The world's most famous touring team The British and Irish Lions set sail once every 4 years. The team, selected from the cream of domestic talent, embarks on a six week long tour of either Australia, New Zealand or South Africa taking on both their international XV and the best their domestic game has to put forward in a series of games.
It is widely held to be the greatest honour the game has to offer a British Isles rugby man, but the prestige was tarnished somewhat when former England supremo, Sir Clive of Woodward, selected a squad that seemed to include every able bodied male England, Ireland and Wales had to spare for the 2005 tour to the Land of The Long White Cloud. The situation became something of a farce when rumours started to surface that he had even resorted to smuggling a couple of Scottish players onto the plane.

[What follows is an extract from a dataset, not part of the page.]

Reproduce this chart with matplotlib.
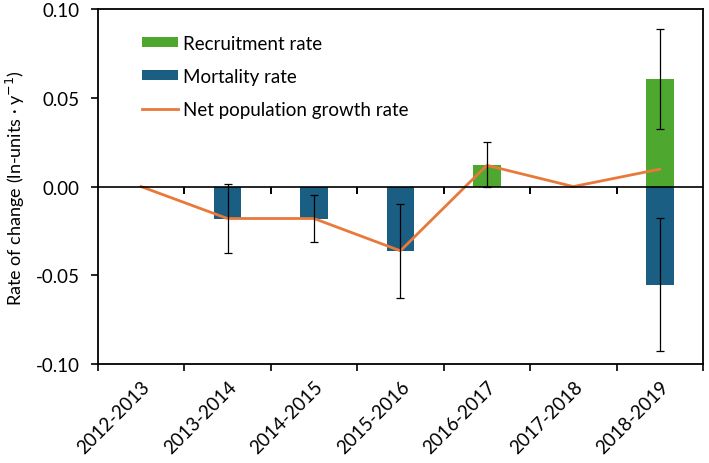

This year under the stewardship of Lions stalwart, Ian McGeechan, the trip to South Africa promises to be a far less fraught experience with assurances that Scots personnel will only be considered if they have a valid PCV (Passenger Carrying Vehicle) entitlement on their driving license and some form of first aid qualification.
The Final Whistle
The sport of Rugby Union has come on light years since that toffee nosed upstart decided to ruin a perfectly good game of football with his petulance. Now it is a multi-million pound industry played all across the globe. With global acceptance, however, comes some responsibility. That teams can no longer be allowed to drink, fornicate and fight their way through their annual fixture list makes the sport a lot more palatable to the casual observer who only wishes to dip their toe into the rich waters the game has to offer. To the lifelong enthusiast this dilution of the spirit and shenanigans by the politically correct administrators, over zealous fitness coaches and Health and Safety officers the world over, have made the game safer, cleaner and a damn sight less fun to be a part of. That said as long as there is still 30 stupid, immature blokes with scant regard for their own dignity or physical wellbeing on this planet, there will always be Rugby!